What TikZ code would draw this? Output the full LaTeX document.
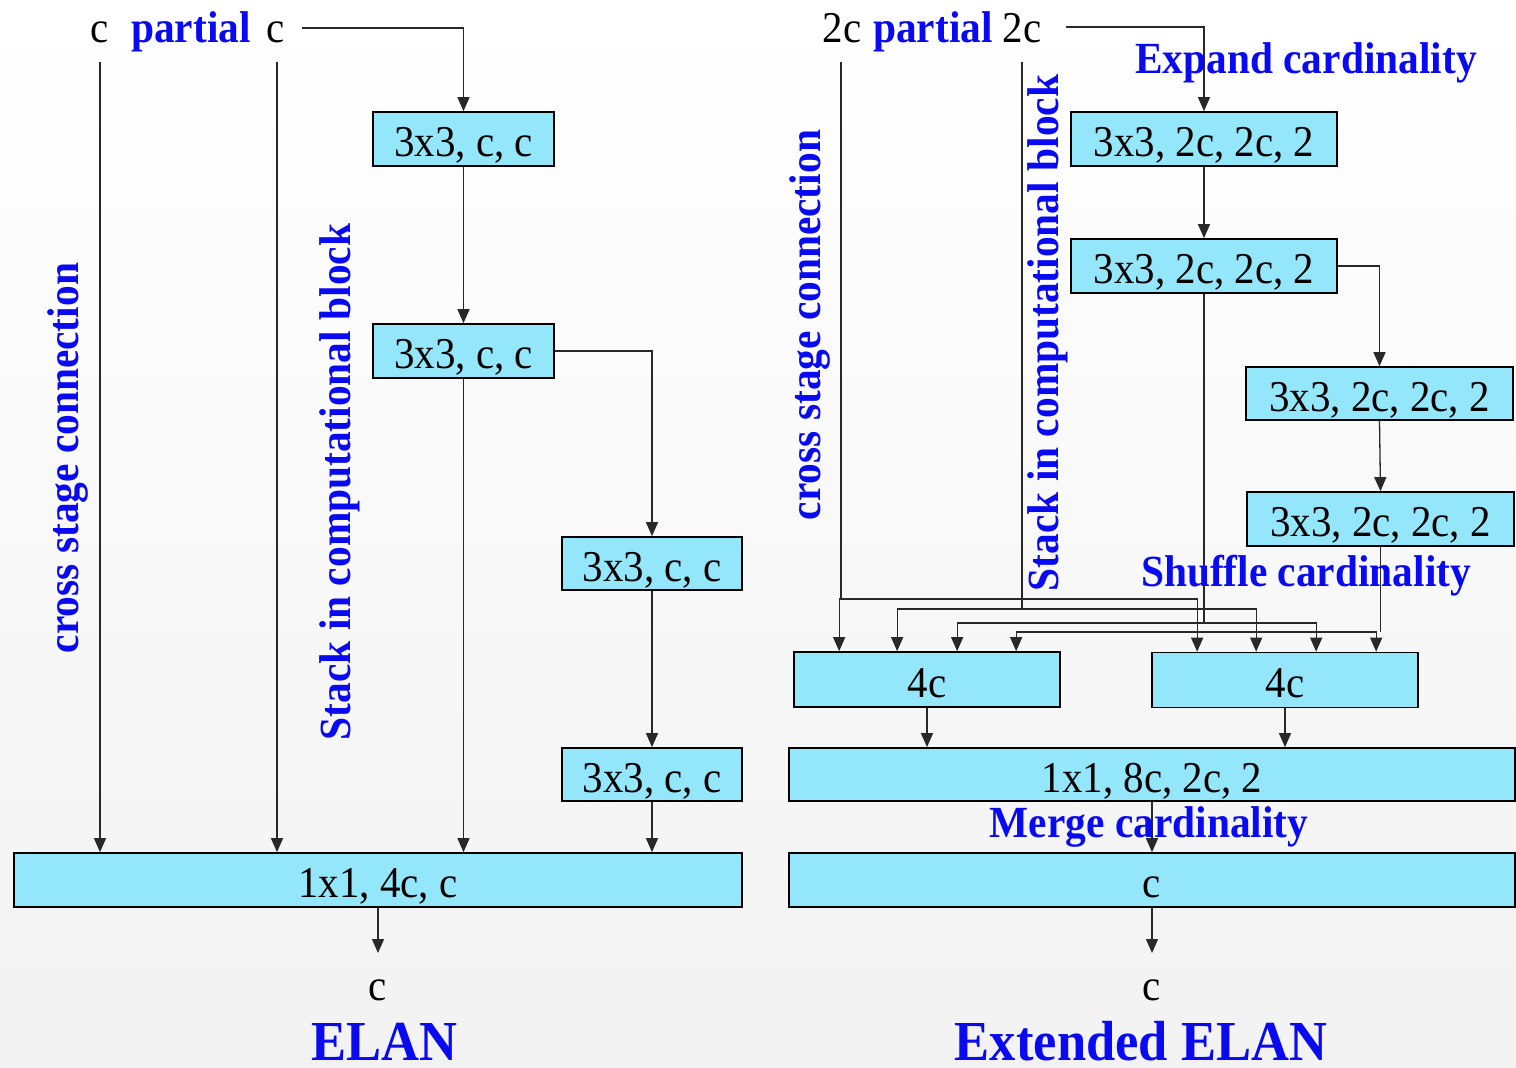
\documentclass[tikz,border=0pt]{standalone}
\usepackage{fontspec}
\setmainfont[FakeStretch=0.93]{Liberation Serif}
\usetikzlibrary{arrows.meta,calc}
\definecolor{boxcyan}{RGB}{148,230,250}
\definecolor{lblue}{RGB}{10,10,240}
\definecolor{wire}{RGB}{40,40,40}
\begin{document}
\begin{tikzpicture}[x=1pt,y=-1pt,
  box/.style={draw=black, line width=1.7pt, fill=boxcyan, inner sep=0pt, text height=35pt, text depth=0pt, font=\fontsize{44}{48}\selectfont},
  wirest/.style={draw=wire, line width=1.3pt},
  arr/.style={wirest, -{Triangle[length=14pt,width=12pt]}},
  lab/.style={font=\fontsize{44}{48}\selectfont, inner sep=0pt},
  blab/.style={font=\fontsize{44.5}{48}\selectfont\bfseries, text=lblue, inner sep=0pt},
  ttl/.style={font=\fontsize{56.5}{60}\selectfont\bfseries, text=lblue, inner sep=0pt},
]
\useasboundingbox (0,0) rectangle (1516,1068);
\shade[top color=white, bottom color=black!5] (0,0) rectangle (1516,1068);

% ---------------- ELAN ----------------
\node[box, minimum width=181pt, minimum height=54pt] (a1) at (463.5,139) {3x3, c, c};
\node[box, minimum width=181pt, minimum height=54pt] (a2) at (463.5,351) {3x3, c, c};
\node[box, minimum width=180pt, minimum height=53pt] (a3) at (652,563.5) {3x3, c, c};
\node[box, minimum width=180pt, minimum height=53pt] (a4) at (652,774.5) {3x3, c, c};
\node[box, minimum width=728pt, minimum height=54pt] (big) at (378,880) {1x1, 4c, c};

\node[lab, anchor=base] (lc1) at (100,42) {c};
\node[blab, anchor=base] (lp) at (191,42) {partial};
\node[lab, anchor=base] (lc2) at (276,42) {c};

\coordinate (ls) at (302,28);
\coordinate (lv1) at (100,62);
\coordinate (lv2) at (277,62);
\coordinate (lend) at (378,953);

\draw[arr] (ls) -| (a1.north);
\draw[arr] (lv1) -- (lv1 |- big.north);
\draw[arr] (lv2) -- (lv2 |- big.north);
\draw[arr] (a1.south) -- (a2.north);
\draw[arr] (a2.south) -- (a2.south |- big.north);
\draw[arr] (a2.east) -| (a3.north);
\draw[arr] (a3.south) -- (a4.north);
\draw[arr] (a4.south) -- (a4.south |- big.north);
\draw[arr] (big.south) -- (lend);

\node[lab, anchor=base] (lout) at (378,1000) {c};
\node[blab, rotate=90] (lcs) at (68,458) {cross stage connection};
\node[blab, rotate=90] (lst) at (340,482) {Stack in computational block};
\node[ttl, anchor=base] (t1) at (384,1060) {ELAN};

% ---------------- Extended ELAN ----------------
\node[box, minimum width=266pt, minimum height=54pt] (e1) at (1204,139) {3x3, 2c, 2c, 2};
\node[box, minimum width=266pt, minimum height=54pt] (e2) at (1204,266) {3x3, 2c, 2c, 2};
\node[box, minimum width=267pt, minimum height=53pt] (e3) at (1379.5,393.5) {3x3, 2c, 2c, 2};
\node[box, minimum width=267pt, minimum height=54pt] (e4) at (1380.5,519) {3x3, 2c, 2c, 2};
\node[box, minimum width=266pt, minimum height=55pt] (cL) at (927,679.5) {4c};
\node[box, minimum width=266pt, minimum height=55pt] (cR) at (1285,680) {4c};
\node[box, minimum width=726pt, minimum height=53pt] (M) at (1152,774.5) {1x1, 8c, 2c, 2};
\node[box, minimum width=726pt, minimum height=54pt] (C) at (1152,880) {c};

\node[lab, anchor=base] (rc1) at (842,42) {2c};
\node[blab, anchor=base] (rp) at (933,42) {partial};
\node[lab, anchor=base] (rc2) at (1022,42) {2c};

\coordinate (rs) at (1066,27);
\coordinate (rv1) at (841,62);
\coordinate (rv2) at (1022,62);
\coordinate (rend) at (1152,953);
\coordinate (busA) at (0,599);
\coordinate (busB) at (0,609);
\coordinate (busC) at (0,623);
\coordinate (busD) at (0,632);
\coordinate (L1) at ($(cL.north west)+(46,0)$);
\coordinate (L2) at ($(cL.north west)+(104,0)$);
\coordinate (L3) at ($(cL.north west)+(164,0)$);
\coordinate (L4) at ($(cL.north west)+(223,0)$);
\coordinate (R1) at ($(cR.north west)+(46,0)$);
\coordinate (R2) at ($(cR.north west)+(105,0)$);
\coordinate (R3) at ($(cR.north west)+(165,0)$);
\coordinate (R4) at ($(cR.north west)+(225,0)$);

\draw[arr] (rs) -| (e1.north);
\draw[arr] (e1.south) -- (e2.north);
\draw[arr] (e2.east) -| (e3.north);
\draw[arr] (e3.south) -- (e4.north);

\draw[wirest] (rv1) -- (rv1 |- busA);
\draw[arr] (L1 |- busA) -- (L1);
\draw[arr] (L1 |- busA) -| (R1);
\draw[wirest] (rv2) -- (rv2 |- busB);
\draw[arr] (L2 |- busB) -- (L2);
\draw[arr] (L2 |- busB) -| (R2);
\draw[wirest] (e2.south) -- (e2.south |- busC);
\draw[arr] (L3 |- busC) -- (L3);
\draw[arr] (L3 |- busC) -| (R3);
\draw[wirest] (e4.south) -- (e4.south |- busD);
\draw[arr] (L4 |- busD) -- (L4);
\draw[arr] (L4 |- busD) -| (R4);

\draw[arr] (cL.south) -- (cL.south |- M.north);
\draw[arr] (cR.south) -- (cR.south |- M.north);
\draw[arr] (M.south) -- (C.north);
\draw[arr] (C.south) -- (rend);

\node[lab, anchor=base] (rout) at (1152,1000) {c};
\node[blab, rotate=90] (rcs) at (810,325) {cross stage connection};
\node[blab, rotate=90] (rst) at (1048,333) {Stack in computational block};
\node[blab, anchor=base] (exp) at (1306,73) {Expand cardinality};
\node[blab, anchor=base] (shu) at (1306,586) {Shuffle cardinality};
\node[blab, anchor=base] (mer) at (1149,837) {Merge cardinality};
\node[ttl, anchor=base] (t2) at (1141,1060) {Extended ELAN};
\end{tikzpicture}
\end{document}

**What to produce**
Leave out the pictures and give the listing above again exactly.

**Task output**
What TikZ code would draw this? Output the full LaTeX document.
\documentclass[tikz,border=0pt]{standalone}
\usepackage{fontspec}
\setmainfont[FakeStretch=0.93]{Liberation Serif}
\usetikzlibrary{arrows.meta,calc}
\definecolor{boxcyan}{RGB}{148,230,250}
\definecolor{lblue}{RGB}{10,10,240}
\definecolor{wire}{RGB}{40,40,40}
\begin{document}
\begin{tikzpicture}[x=1pt,y=-1pt,
  box/.style={draw=black, line width=1.7pt, fill=boxcyan, inner sep=0pt, text height=35pt, text depth=0pt, font=\fontsize{44}{48}\selectfont},
  wirest/.style={draw=wire, line width=1.3pt},
  arr/.style={wirest, -{Triangle[length=14pt,width=12pt]}},
  lab/.style={font=\fontsize{44}{48}\selectfont, inner sep=0pt},
  blab/.style={font=\fontsize{44.5}{48}\selectfont\bfseries, text=lblue, inner sep=0pt},
  ttl/.style={font=\fontsize{56.5}{60}\selectfont\bfseries, text=lblue, inner sep=0pt},
]
\useasboundingbox (0,0) rectangle (1516,1068);
\shade[top color=white, bottom color=black!5] (0,0) rectangle (1516,1068);

% ---------------- ELAN ----------------
\node[box, minimum width=181pt, minimum height=54pt] (a1) at (463.5,139) {3x3, c, c};
\node[box, minimum width=181pt, minimum height=54pt] (a2) at (463.5,351) {3x3, c, c};
\node[box, minimum width=180pt, minimum height=53pt] (a3) at (652,563.5) {3x3, c, c};
\node[box, minimum width=180pt, minimum height=53pt] (a4) at (652,774.5) {3x3, c, c};
\node[box, minimum width=728pt, minimum height=54pt] (big) at (378,880) {1x1, 4c, c};

\node[lab, anchor=base] (lc1) at (100,42) {c};
\node[blab, anchor=base] (lp) at (191,42) {partial};
\node[lab, anchor=base] (lc2) at (276,42) {c};

\coordinate (ls) at (302,28);
\coordinate (lv1) at (100,62);
\coordinate (lv2) at (277,62);
\coordinate (lend) at (378,953);

\draw[arr] (ls) -| (a1.north);
\draw[arr] (lv1) -- (lv1 |- big.north);
\draw[arr] (lv2) -- (lv2 |- big.north);
\draw[arr] (a1.south) -- (a2.north);
\draw[arr] (a2.south) -- (a2.south |- big.north);
\draw[arr] (a2.east) -| (a3.north);
\draw[arr] (a3.south) -- (a4.north);
\draw[arr] (a4.south) -- (a4.south |- big.north);
\draw[arr] (big.south) -- (lend);

\node[lab, anchor=base] (lout) at (378,1000) {c};
\node[blab, rotate=90] (lcs) at (68,458) {cross stage connection};
\node[blab, rotate=90] (lst) at (340,482) {Stack in computational block};
\node[ttl, anchor=base] (t1) at (384,1060) {ELAN};

% ---------------- Extended ELAN ----------------
\node[box, minimum width=266pt, minimum height=54pt] (e1) at (1204,139) {3x3, 2c, 2c, 2};
\node[box, minimum width=266pt, minimum height=54pt] (e2) at (1204,266) {3x3, 2c, 2c, 2};
\node[box, minimum width=267pt, minimum height=53pt] (e3) at (1379.5,393.5) {3x3, 2c, 2c, 2};
\node[box, minimum width=267pt, minimum height=54pt] (e4) at (1380.5,519) {3x3, 2c, 2c, 2};
\node[box, minimum width=266pt, minimum height=55pt] (cL) at (927,679.5) {4c};
\node[box, minimum width=266pt, minimum height=55pt] (cR) at (1285,680) {4c};
\node[box, minimum width=726pt, minimum height=53pt] (M) at (1152,774.5) {1x1, 8c, 2c, 2};
\node[box, minimum width=726pt, minimum height=54pt] (C) at (1152,880) {c};

\node[lab, anchor=base] (rc1) at (842,42) {2c};
\node[blab, anchor=base] (rp) at (933,42) {partial};
\node[lab, anchor=base] (rc2) at (1022,42) {2c};

\coordinate (rs) at (1066,27);
\coordinate (rv1) at (841,62);
\coordinate (rv2) at (1022,62);
\coordinate (rend) at (1152,953);
\coordinate (busA) at (0,599);
\coordinate (busB) at (0,609);
\coordinate (busC) at (0,623);
\coordinate (busD) at (0,632);
\coordinate (L1) at ($(cL.north west)+(46,0)$);
\coordinate (L2) at ($(cL.north west)+(104,0)$);
\coordinate (L3) at ($(cL.north west)+(164,0)$);
\coordinate (L4) at ($(cL.north west)+(223,0)$);
\coordinate (R1) at ($(cR.north west)+(46,0)$);
\coordinate (R2) at ($(cR.north west)+(105,0)$);
\coordinate (R3) at ($(cR.north west)+(165,0)$);
\coordinate (R4) at ($(cR.north west)+(225,0)$);

\draw[arr] (rs) -| (e1.north);
\draw[arr] (e1.south) -- (e2.north);
\draw[arr] (e2.east) -| (e3.north);
\draw[arr] (e3.south) -- (e4.north);

\draw[wirest] (rv1) -- (rv1 |- busA);
\draw[arr] (L1 |- busA) -- (L1);
\draw[arr] (L1 |- busA) -| (R1);
\draw[wirest] (rv2) -- (rv2 |- busB);
\draw[arr] (L2 |- busB) -- (L2);
\draw[arr] (L2 |- busB) -| (R2);
\draw[wirest] (e2.south) -- (e2.south |- busC);
\draw[arr] (L3 |- busC) -- (L3);
\draw[arr] (L3 |- busC) -| (R3);
\draw[wirest] (e4.south) -- (e4.south |- busD);
\draw[arr] (L4 |- busD) -- (L4);
\draw[arr] (L4 |- busD) -| (R4);

\draw[arr] (cL.south) -- (cL.south |- M.north);
\draw[arr] (cR.south) -- (cR.south |- M.north);
\draw[arr] (M.south) -- (C.north);
\draw[arr] (C.south) -- (rend);

\node[lab, anchor=base] (rout) at (1152,1000) {c};
\node[blab, rotate=90] (rcs) at (810,325) {cross stage connection};
\node[blab, rotate=90] (rst) at (1048,333) {Stack in computational block};
\node[blab, anchor=base] (exp) at (1306,73) {Expand cardinality};
\node[blab, anchor=base] (shu) at (1306,586) {Shuffle cardinality};
\node[blab, anchor=base] (mer) at (1149,837) {Merge cardinality};
\node[ttl, anchor=base] (t2) at (1141,1060) {Extended ELAN};
\end{tikzpicture}
\end{document}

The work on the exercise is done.